O espaço era tão entulhado e tão absorvido no meio de detalhezinhos que se torna impossível de descrever perfeitamente. Para onde quer que eu olhasse, onde quer que houvesse uma prateleira ou um  armário, havia coisas dispostas metodicamente por todo o espaço, coisas que se adquirem em lugares onde as pessoas passam suas vidas inteiras.

Sei disso porque não cresci num lugar desses.

São pequenos objetos que deixam esse ar de casa que abriga 150 anos de família. São as agulhas espalhadas em cima do criado-mudo, são os laços que enfeitam a madeira escura das intermináveis estantes, são as estatuetas de cerâmica postas em lugares de extremo mau gosto, são as senhoras sentadas na sala de estar, comentando sobre uma novela fútil qualquer.

 É no guarda-roupas abarrotado que vejo que eles nunca fizeram uma mudança sequer. É nos copos de vidro escuro, no cheiro forte de coisa guardada e nos eletrodomésticos quebrados e antigos em que construo a minha angústia.

Porque não suporto a ideia de ser condenada a viver num ciclo eterno. Para mim, é isso que esse tipo de vida representa. É uma pequena prisão de convívio familiar e excesso de bens dos quais não preciso. Porque são essas pessoas que entram num estado de conformismo repulsivo, e são elas as que mais me enojam.

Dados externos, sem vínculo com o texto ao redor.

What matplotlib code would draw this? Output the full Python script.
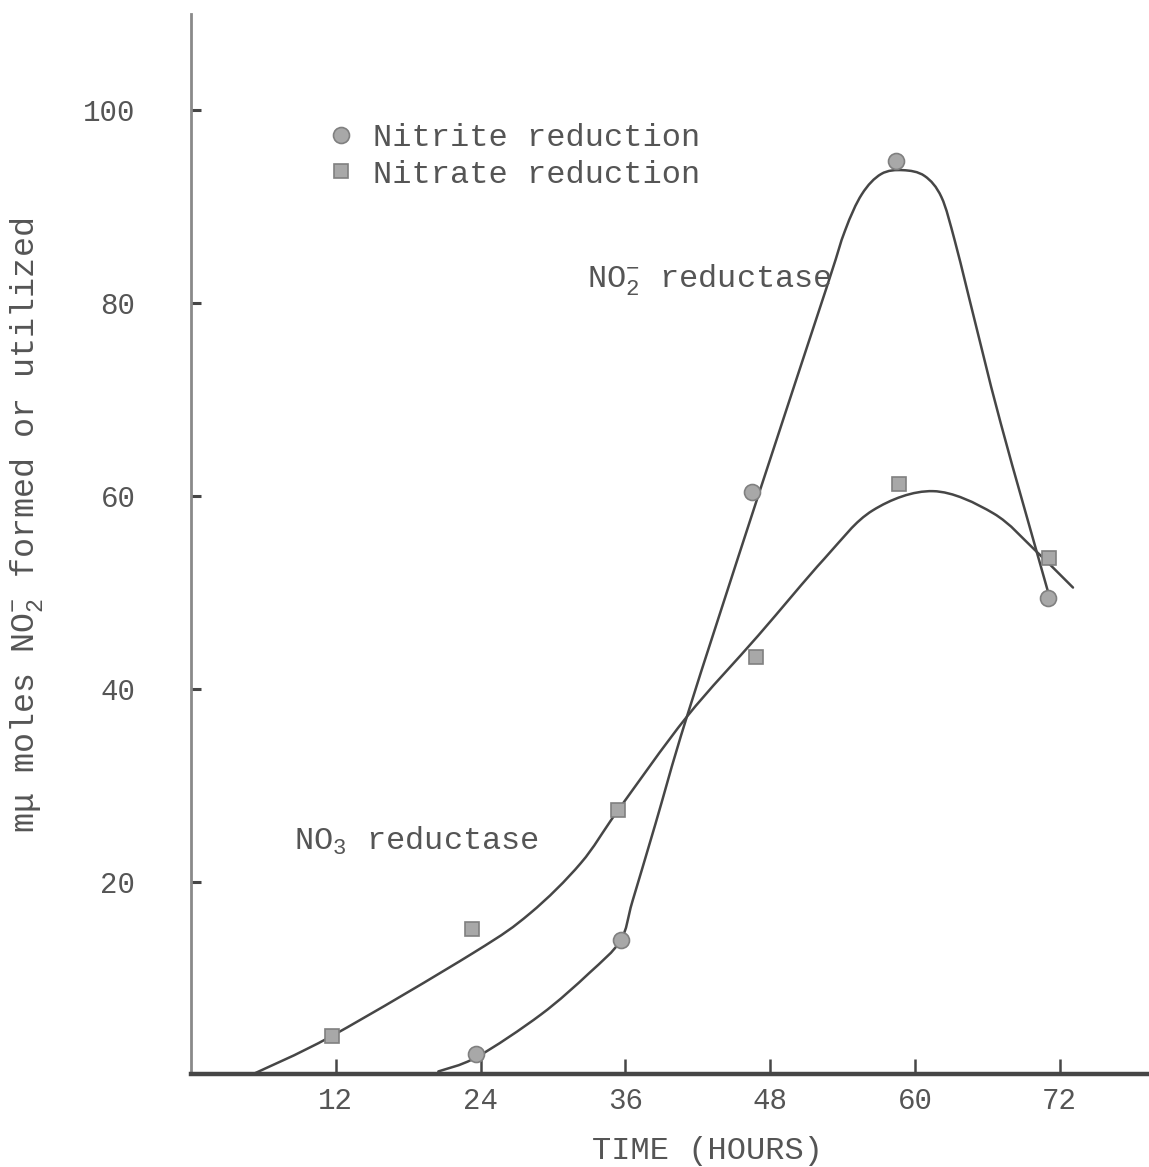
import matplotlib
matplotlib.use("Agg")
import matplotlib.pyplot as plt
from matplotlib.path import Path
from matplotlib.patches import PathPatch

plt.rcParams['font.family'] = ['Liberation Mono', 'DejaVu Sans Mono']
plt.rcParams['mathtext.fontset'] = 'custom'
plt.rcParams['mathtext.rm'] = 'Liberation Mono'
plt.rcParams['mathtext.it'] = 'Liberation Mono'

# measured points (hours, m-micromoles NO2-)
nitrite_hours = [23.6, 35.6, 46.5, 58.4, 71.0]
nitrite_vals = [2.1, 13.9, 60.4, 94.7, 49.4]

nitrate_hours = [11.7, 23.3, 35.4, 46.8, 58.7, 71.1]
nitrate_vals = [4.0, 15.1, 27.4, 43.3, 61.2, 53.6]

# hand-drawn trend curves, traced point by point
no2_curve_hours = [20.5, 23.7, 29.0, 33.0, 35.6, 36.6, 38.5, 41.1, 46.9, 52.7,
                   54.2, 55.6, 57.2, 59.0, 60.8, 62.2, 63.3, 64.5, 67.1, 71.0]
no2_curve_vals = [0.3, 1.8, 6.2, 10.5, 13.9, 18.0, 26.0, 37.1, 59.6, 81.7,
                  87.5, 91.3, 93.4, 93.8, 93.2, 91.0, 86.5, 80.5, 67.6, 50.2]

no3_curve_hours = [5.1, 11.7, 23.4, 28.1, 32.3, 35.4, 41.1, 47.0, 52.5, 56.5,
                   61.5, 66.5, 70.1, 73.1]
no3_curve_vals = [0.0, 4.0, 12.6, 16.7, 21.9, 27.4, 37.1, 45.5, 53.5, 58.5,
                  60.5, 58.2, 54.2, 50.5]

xticks = [12, 24, 36, 48, 60, 72]
yticks = [20, 40, 60, 80, 100]

ink = '#464646'
text_col = '#555555'


def smooth_path(xs, ys):
    # bezier segments through the traced points (catmull-rom handles)
    pts = list(zip(xs, ys))
    verts = [pts[0]]
    codes = [Path.MOVETO]
    for i in range(len(pts) - 1):
        p0 = pts[i - 1] if i > 0 else pts[i]
        p1 = pts[i]
        p2 = pts[i + 1]
        p3 = pts[i + 2] if i + 2 < len(pts) else p2
        c1 = (p1[0] + (p2[0] - p0[0]) / 6, p1[1] + (p2[1] - p0[1]) / 6)
        c2 = (p2[0] - (p3[0] - p1[0]) / 6, p2[1] - (p3[1] - p1[1]) / 6)
        verts += [c1, c2, p2]
        codes += [Path.CURVE4] * 3
    return Path(verts, codes)


fig = plt.figure(figsize=(11.49, 11.67), dpi=100)
ax = fig.add_axes([0.1662, 0.0794, 0.8338, 0.9086])

for hx, vy in [(no2_curve_hours, no2_curve_vals), (no3_curve_hours, no3_curve_vals)]:
    ax.add_patch(PathPatch(smooth_path(hx, vy), fill=False, edgecolor=ink,
                           lw=1.8, capstyle='round', joinstyle='round', zorder=2))

ax.plot(nitrite_hours, nitrite_vals, 'o', ms=11.5, mfc='#a8a8a8', mec='#808080',
        mew=1.2, ls='none', label='Nitrite reduction', zorder=3)
ax.plot(nitrate_hours, nitrate_vals, 's', ms=9.5, mfc='#a8a8a8', mec='#808080',
        mew=1.2, ls='none', label='Nitrate reduction', zorder=3)

ax.set_xlim(0, 79.4)
ax.set_ylim(0, 110)

for side in ['top', 'right']:
    ax.spines[side].set_visible(False)
ax.spines['left'].set_color('#8a8a8a')
ax.spines['left'].set_linewidth(2)
ax.spines['bottom'].set_color(ink)
ax.spines['bottom'].set_linewidth(3.2)

ax.set_xticks(xticks)
ax.set_yticks(yticks)
ax.tick_params(axis='x', direction='in', length=11, width=1.8, color=ink,
               labelsize=21, labelcolor=text_col, pad=9)
ax.tick_params(axis='y', direction='in', length=7, width=2.2, color=ink,
               labelsize=21, labelcolor=text_col, pad=40)

ax.set_xlabel('TIME (HOURS)', fontsize=23, color=text_col)
ax.xaxis.set_label_coords(0.539, -0.058)
ax.set_ylabel('m\u03bc moles NO$_2^{-}$ formed or utilized', fontsize=24,
              color=text_col)
ax.yaxis.set_label_coords(-0.152, 0.518)

ax.text(32.8, 81.6, 'NO$_2^{-}$ reductase', fontsize=23, color=text_col,
        va='baseline', ha='left')
ax.text(8.5, 23.3, 'NO$_3$ reductase', fontsize=23, color=text_col,
        va='baseline', ha='left')

leg = ax.legend(loc='upper left', bbox_to_anchor=(0.130, 0.909), frameon=False,
                fontsize=23, handlelength=0.8, handletextpad=0.6,
                labelspacing=0.2, borderaxespad=0)
for t in leg.get_texts():
    t.set_color(text_col)

fig.savefig('out.png', dpi=100)
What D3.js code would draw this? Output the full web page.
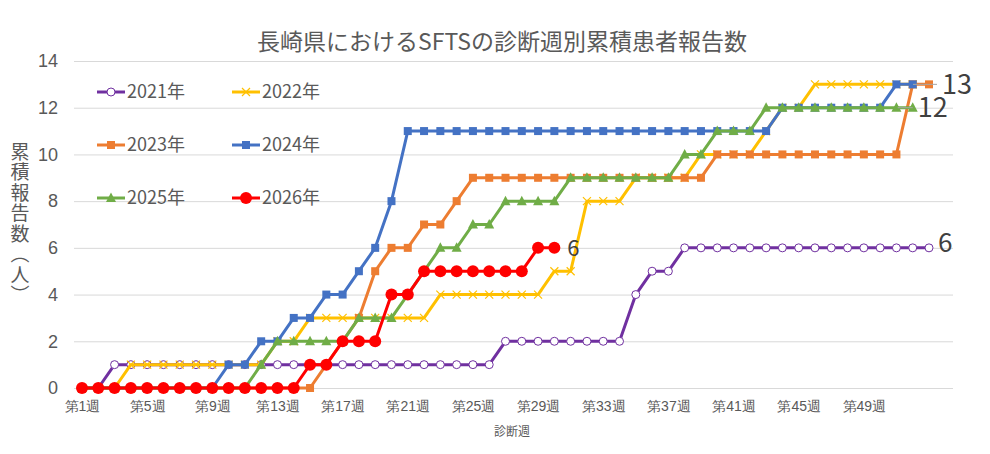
<!DOCTYPE html>
<html lang="ja">
<head>
  <meta charset="UTF-8">
  <title>長崎県におけるSFTSの診断週別累積患者報告数</title>
  <script src="https://d3js.org/d3.v7.min.js"></script>
  <style>
    body {
      margin: 0;
      background: #fff;
      font-family: "Noto Sans CJK JP", "Noto Sans", sans-serif;
    }
    .grid line {
      stroke: #d9d9d9;
      stroke-width: 1;
    }
    .tick text {
      fill: #595959;
    }
  </style>
</head>
<body>
  <div id="chart"></div>

  <script>
    // 週 (第1週〜第53週)
    const weeks = d3.range(1, 54);
    const weekTicks = [1, 5, 9, 13, 17, 21, 25, 29, 33, 37, 41, 45, 49];
    const yTicks = [0, 2, 4, 6, 8, 10, 12, 14];

    // 各年の累積報告数 (週ごと)
    const y2021 = [0,0,1,1,1,1,1,1,1,1, 1,1,1,1,1,1,1,1,1,1, 1,1,1,1,1,1,2,2,2,2, 2,2,2,2,4,5,5,6,6,6, 6,6,6,6,6,6,6,6,6,6, 6,6,6];
    const y2022 = [0,0,0,1,1,1,1,1,1,1, 1,1,2,2,3,3,3,3,3,3, 3,3,4,4,4,4,4,4,4,5, 5,8,8,8,9,9,9,9,10,10, 10,10,11,12,12,13,13,13,13,13, 13,13];
    const y2023 = [0,0,0,0,0,0,0,0,0,0, 0,0,0,0,0,1,2,3,5,6, 6,7,7,8,9,9,9,9,9,9, 9,9,9,9,9,9,9,9,9,10, 10,10,10,10,10,10,10,10,10,10, 10,13,13];
    const y2024 = [0,0,0,0,0,0,0,0,0,1, 1,2,2,3,3,4,4,5,6,8, 11,11,11,11,11,11,11,11,11,11, 11,11,11,11,11,11,11,11,11,11, 11,11,11,12,12,12,12,12,12,12, 13,13];
    const y2025 = [0,0,0,0,0,0,0,0,0,0, 0,1,2,2,2,2,2,3,3,3, 4,5,6,6,7,7,8,8,8,8, 9,9,9,9,9,9,9,10,10,11, 11,11,12,12,12,12,12,12,12,12, 12,12];
    const y2026 = [0,0,0,0,0,0,0,0,0,0, 0,0,0,0,1,1,2,2,2,4, 4,5,5,5,5,5,5,5,6,6];

    const series = [
      { name: "2021年", values: y2021, color: "#7030A0", marker: "openCircle" },
      { name: "2022年", values: y2022, color: "#FFC000", marker: "cross" },
      { name: "2023年", values: y2023, color: "#ED7D31", marker: "square" },
      { name: "2024年", values: y2024, color: "#4472C4", marker: "square" },
      { name: "2025年", values: y2025, color: "#70AD47", marker: "triangle" },
      { name: "2026年", values: y2026, color: "#FF0000", marker: "circle" }
    ];

    const width = 990, height = 454;
    const plotLeft = 74, plotRight = 953, plotTop = 61, plotBottom = 388;

    const svg = d3.select("#chart").append("svg")
      .attr("width", width)
      .attr("height", height);

    const x = d3.scalePoint()
      .domain(weeks)
      .range([82, 929]);

    const y = d3.scaleLinear()
      .domain([0, 14])
      .range([plotBottom, plotTop]);

    // タイトル
    svg.append("text")
      .attr("x", 502)
      .attr("y", 50)
      .attr("text-anchor", "middle")
      .style("font-size", "23px")
      .style("fill", "#595959")
      .text("長崎県におけるSFTSの診断週別累積患者報告数");

    // グリッドと縦軸
    svg.append("g")
      .attr("class", "grid")
      .attr("transform", "translate(" + plotLeft + ",0)")
      .call(d3.axisLeft(y).tickValues(yTicks).tickSize(-(plotRight - plotLeft)).tickPadding(16))
      .call(g => g.select(".domain").remove())
      .selectAll(".tick text")
      .style("font-size", "18px");

    // 横軸
    svg.append("g")
      .attr("transform", "translate(0," + plotBottom + ")")
      .call(d3.axisBottom(x).tickValues(weekTicks).tickFormat(w => "第" + w + "週").tickSize(0).tickPadding(13))
      .call(g => g.select(".domain").remove())
      .selectAll(".tick text")
      .style("font-size", "14px");

    // 軸タイトル
    svg.append("text")
      .attr("x", 512)
      .attr("y", 436)
      .attr("text-anchor", "middle")
      .style("font-size", "12px")
      .style("fill", "#595959")
      .text("診断週");

    // 縦書きの軸タイトル
    svg.append("text")
      .attr("x", 20)
      .attr("y", 142)
      .style("writing-mode", "vertical-rl")
      .style("letter-spacing", "1.5px")
      .style("font-size", "19px")
      .style("fill", "#595959")
      .text("累積報告数（人）");

    // マーカー
    function drawMarker(g, type, color) {
      if (type === "openCircle") {
        g.append("circle").attr("r", 4).attr("fill", "#fff").attr("stroke", color).attr("stroke-width", 1);
      } else if (type === "cross") {
        g.append("path").attr("d", "M-4,-4L4,4M-4,4L4,-4").attr("stroke", color).attr("stroke-width", 1.2).attr("fill", "none");
      } else if (type === "square") {
        g.append("rect").attr("x", -4).attr("y", -4).attr("width", 8).attr("height", 8).attr("fill", color);
      } else if (type === "triangle") {
        g.append("path").attr("d", "M0,-5.5L5,4L-5,4Z").attr("fill", color);
      } else if (type === "circle") {
        g.append("circle").attr("r", 6).attr("fill", color);
      }
    }

    const line = d3.line()
      .x((d, i) => x(weeks[i]))
      .y(d => y(d));

    series.forEach(s => {
      const g = svg.append("g");
      g.append("path")
        .datum(s.values)
        .attr("d", line)
        .attr("fill", "none")
        .attr("stroke", s.color)
        .attr("stroke-width", 3)
        .attr("stroke-linejoin", "round");
      s.values.forEach((v, i) => {
        const m = g.append("g").attr("transform", "translate(" + x(weeks[i]) + "," + y(v) + ")");
        drawMarker(m, s.marker, s.color);
      });
    });

    // データラベル
    const labels = [
      { s: series[0], dx: 9, dy: -5, size: 26 },
      { s: series[2], dx: 13, dy: 0, size: 27, leader: [-16, 8] },
      { s: series[4], dx: 5, dy: 0, size: 27, leader: [-15, 0] },
      { s: series[5], dx: 13, dy: 0, size: 22 }
    ];
    labels.forEach(l => {
      const vals = l.s.values;
      const last = vals.length - 1;
      const px = x(weeks[last]), py = y(vals[last]);
      if (l.leader) {
        svg.append("line")
          .attr("x1", px + l.leader[0]).attr("x2", px + l.leader[1])
          .attr("y1", py).attr("y2", py)
          .attr("stroke", "#a6a6a6").attr("stroke-width", 1);
      }
      svg.append("text")
        .attr("x", px + l.dx)
        .attr("y", py + l.dy)
        .attr("dy", "0.36em")
        .style("font-size", l.size + "px")
        .style("fill", "#404040")
        .text(vals[last]);
    });

    // 凡例
    const legend = svg.append("g");
    series.forEach((s, i) => {
      const lx = 97 + (i % 2) * 135;
      const ly = 92 + Math.floor(i / 2) * 53;
      const g = legend.append("g").attr("transform", "translate(" + lx + "," + ly + ")");
      g.append("line").attr("x1", 0).attr("x2", 28).attr("stroke", s.color).attr("stroke-width", 3);
      drawMarker(g.append("g").attr("transform", "translate(14,0)"), s.marker, s.color);
      g.append("text")
        .attr("x", 30)
        .attr("dy", "0.36em")
        .style("font-size", "18px")
        .style("fill", "#595959")
        .text(s.name);
    });
  </script>
</body>
</html>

Passando o mês contando os centavos para sustentar o nosso parasitário sistema capitalista, gastando os seus salários para manter vivos parentes centenários semimortos. Aplaudindo feriados e promoções, vivendo de emoções artificiais feitas por pílulas, apodrecendo em suas cadeiras acolchoadas de 1920.

Esse é o tipo de existência mais insuportável.

Esse é o meu completo oposto.

Pra quem cresceu numa casa de militar, a mudança é constante. Nunca permanecer numa cidade por mais de dois anos, nunca se apegar demais. Apenas sair por esse mundo, como uma criança com alma animal. Não pertenço a lugar nenhum. Não pertenço à essa vida.

Tampouco vou apodrecer junto dessas paredes e desses móveis. Sou maior que essa casa, maior que meus ossos. O mundo é o meu quintal e não há sistema ou dinheiro ou material que me prenda.

Quando eu morrer, não quero ficar presa nesse chão. Joguem minhas cinzas na terra e plantem em meu pó, para que quando as plantas floresçam, vocês me colham e me tirem desse chão de novo e de novo.

Pra mim, é isso que significa ser uma alma animal, e é isso que eu sou.